Bringing AI pipelines onto cloud-HPC: setting a baseline for accuracy of COVID-19 AI diagnosis
This work addresses the need for reproducible and scalable AI pipelines in healthcare, specifically for COVID-19 diagnosis, though it is incremental in applying existing workflow management to this domain.
The authors tackled the problem of classifying COVID-19 lung lesions from CT scans by developing a universal pipeline to automate training of deep neural networks, identifying a model that achieved over 90% accuracy.

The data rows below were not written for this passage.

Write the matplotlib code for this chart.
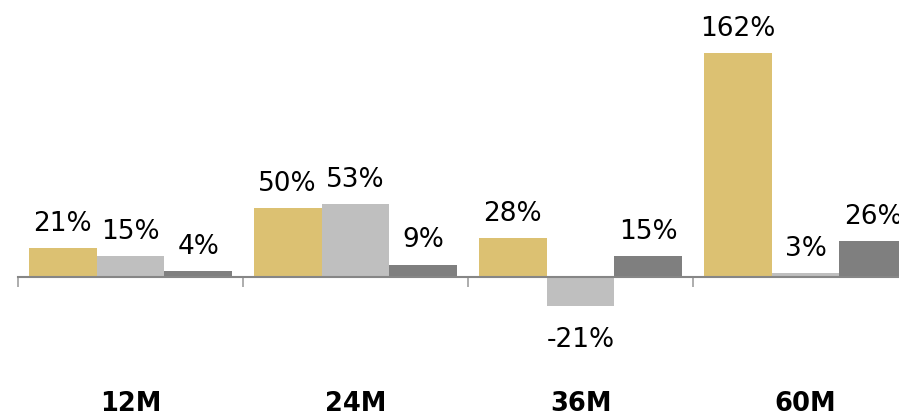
import matplotlib
matplotlib.use("Agg")
import matplotlib.pyplot as plt
import numpy as np

periods = ["12M", "24M", "36M", "60M"]
series_a = [21, 50, 28, 162]   # gold
series_b = [15, 53, -21, 3]    # light gray
series_c = [4, 9, 15, 26]      # dark gray
colors = ["#DCC172", "#BFBFBF", "#7F7F7F"]

fig = plt.figure(figsize=(8.99, 4.17), dpi=100)
# axes runs past the right edge, like the original crop
ax = fig.add_axes([18 / 899, 0, 900 / 899, 1])

x = np.arange(len(periods))
w = 0.302
for k, (vals, col) in enumerate(zip([series_a, series_b, series_c], colors)):
    xs = x + (k - 1) * w
    ax.bar(xs, vals, width=w, color=col, zorder=2)
    for xi, v in zip(xs, vals):
        if v >= 0:
            ax.annotate(f"{v}%", (xi, v), xytext=(0, 8), textcoords="offset points",
                        ha="center", va="bottom", fontsize=19)
        else:
            ax.annotate(f"{v}%", (xi, v), xytext=(0, -15), textcoords="offset points",
                        ha="center", va="top", fontsize=19)

for xi, lab in zip(x, periods):
    ax.text(xi, 0.031, lab, transform=ax.get_xaxis_transform(), ha="center", va="center",
            fontsize=18.5, fontweight="bold")

ax.set_xlim(-0.5, 3.5)
ax.set_ylim(-140 / 1.383, 277 / 1.383)
for s in ["top", "left", "right"]:
    ax.spines[s].set_visible(False)
ax.spines["bottom"].set_position(("data", 0))
ax.spines["bottom"].set_color("#868686")
ax.spines["bottom"].set_linewidth(1.5)
ax.spines["bottom"].set_zorder(3)
ax.set_xticks(np.arange(-0.5, 4, 1))
ax.tick_params(axis="x", length=7, width=1.2, color="#a0a0a0", labelbottom=False)
ax.set_yticks([])
ax.patch.set_alpha(0)

fig.savefig("out.png", dpi=100)
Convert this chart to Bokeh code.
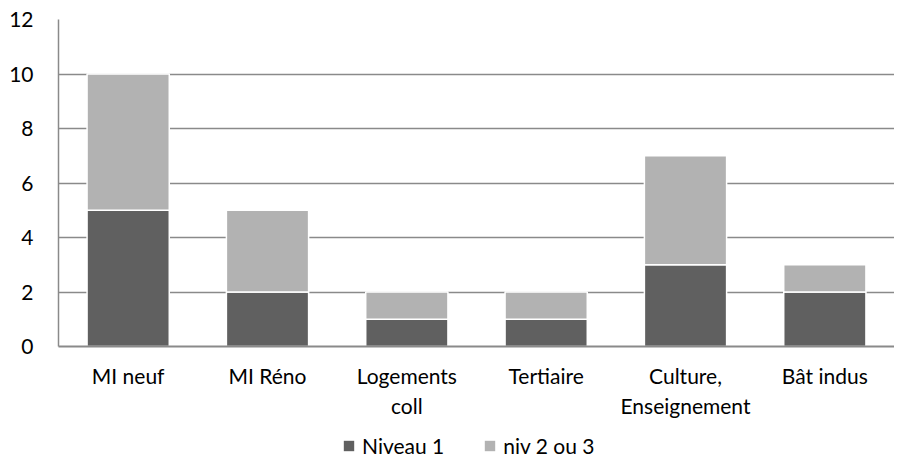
from bokeh.plotting import figure
from bokeh.layouts import column
from bokeh.models import ColumnDataSource, Legend, LegendItem, FixedTicker, Range1d
from bokeh.embed import file_html
from bokeh.resources import INLINE

categories = ["MI neuf", "MI Réno", "Logements\ncoll", "Tertiaire", "Culture,\nEnseignement", "Bât indus"]
niveau1 = [5, 2, 1, 1, 3, 2]
niv23 = [5, 3, 1, 1, 4, 1]
y_ticks = [0, 2, 4, 6, 8, 10, 12]
series_names = ["Niveau 1", "niv 2 ou 3"]

FONT = "Lato"
DARK = "#606060"
LIGHT = "#b2b2b2"

x = list(range(len(categories)))
src = ColumnDataSource(dict(
    x=x,
    n1=niveau1,
    n23=niv23,
    top1=niveau1,
    top2=[a + b for a, b in zip(niveau1, niv23)],
))

p = figure(width=894, height=420, output_backend="svg", toolbar_location=None,
           x_range=Range1d(-0.5, len(categories) - 0.5), y_range=Range1d(0, 12),
           min_border_left=58, min_border_right=0, min_border_top=19, min_border_bottom=71)
p.outline_line_color = None

r1 = p.vbar(x="x", bottom=0, top="top1", width=0.59, source=src,
            fill_color=DARK, line_color="white", line_width=1.5)
r2 = p.vbar(x="x", bottom="top1", top="top2", width=0.59, source=src,
            fill_color=LIGHT, line_color="white", line_width=1.5)

p.xgrid.visible = False
p.ygrid.ticker = FixedTicker(ticks=y_ticks)
p.ygrid.grid_line_color = "#8a8a8a"
p.ygrid.grid_line_width = 1.5
p.ygrid.level = "underlay"

p.yaxis.ticker = FixedTicker(ticks=y_ticks)
p.yaxis.major_tick_line_color = None
p.yaxis.minor_tick_line_color = None
p.yaxis.axis_line_color = "#8a8a8a"
p.yaxis.axis_line_width = 1.5
p.yaxis.major_label_text_font = FONT
p.yaxis.major_label_text_font_size = "21px"
p.yaxis.major_label_text_color = "#000000"
p.yaxis.major_label_standoff = 19

p.xaxis.ticker = FixedTicker(ticks=x)
p.xaxis.major_label_overrides = {i: c for i, c in zip(x, categories)}
p.xaxis.major_tick_line_color = None
p.xaxis.minor_tick_line_color = None
p.xaxis.axis_line_color = "#8a8a8a"
p.xaxis.axis_line_width = 2
p.xaxis.major_label_text_font = FONT
p.xaxis.major_label_text_font_size = "21px"
p.xaxis.major_label_text_color = "#000000"
p.xaxis.major_label_standoff = 10

# legend strip below the chart (proxy renderers sit outside the visible range)
p2 = figure(width=894, height=38, output_backend="svg", toolbar_location=None,
            x_range=Range1d(0, 1), y_range=Range1d(0, 1),
            min_border_left=0, min_border_right=0, min_border_top=0, min_border_bottom=0)
p2.axis.visible = False
p2.grid.visible = False
p2.outline_line_color = None
proxy = ColumnDataSource(dict(x=[-5], top=[-5]))
l1 = p2.vbar(x="x", top="top", width=0.1, source=proxy, fill_color=DARK, line_color=None)
l2 = p2.vbar(x="x", top="top", width=0.1, source=proxy, fill_color=LIGHT, line_color=None)

legend = Legend(items=[LegendItem(label=series_names[0], renderers=[l1]),
                       LegendItem(label=series_names[1], renderers=[l2])],
                orientation="horizontal", location=(284, 0),
                label_text_font=FONT, label_text_font_size="21px",
                label_text_color="#000000", glyph_width=13, glyph_height=13,
                spacing=39, label_standoff=7, border_line_color=None,
                background_fill_alpha=0, padding=0, margin=0)
p2.add_layout(legend, "center")

layout = column(p, p2, spacing=0)
open("out.html", "w").write(file_html(layout, INLINE))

HPC is an enabling platform for AI. The introduction of AI workloads in the HPC applications basket has non-trivial consequences both on the way of designing AI applications and on the way of providing HPC computing. This is the leitmotif of the convergence between HPC and AI. The formalized definition of AI pipelines is one of the milestones of HPC-AI convergence. If well conducted, it allows, on the one hand, to obtain portable and scalable applications. On the other hand, it is crucial for the reproducibility of scientific pipelines. In this work, we advocate the StreamFlow Workflow Management System as a crucial ingredient to define a parametric pipeline, called "CLAIRE COVID-19 Universal Pipeline," which is able to explore the optimization space of methods to classify COVID-19 lung lesions from CT scans, compare them for accuracy, and therefore set a performance baseline. The universal pipeline automatizes the training of many different Deep Neural Networks (DNNs) and many different hyperparameters. It, therefore, requires a massive computing power, which is found in traditional HPC infrastructure thanks to the portability-by-design of pipelines designed with StreamFlow. Using the universal pipeline, we identified a DNN reaching over 90% accuracy in detecting COVID-19 lesions in CT scans.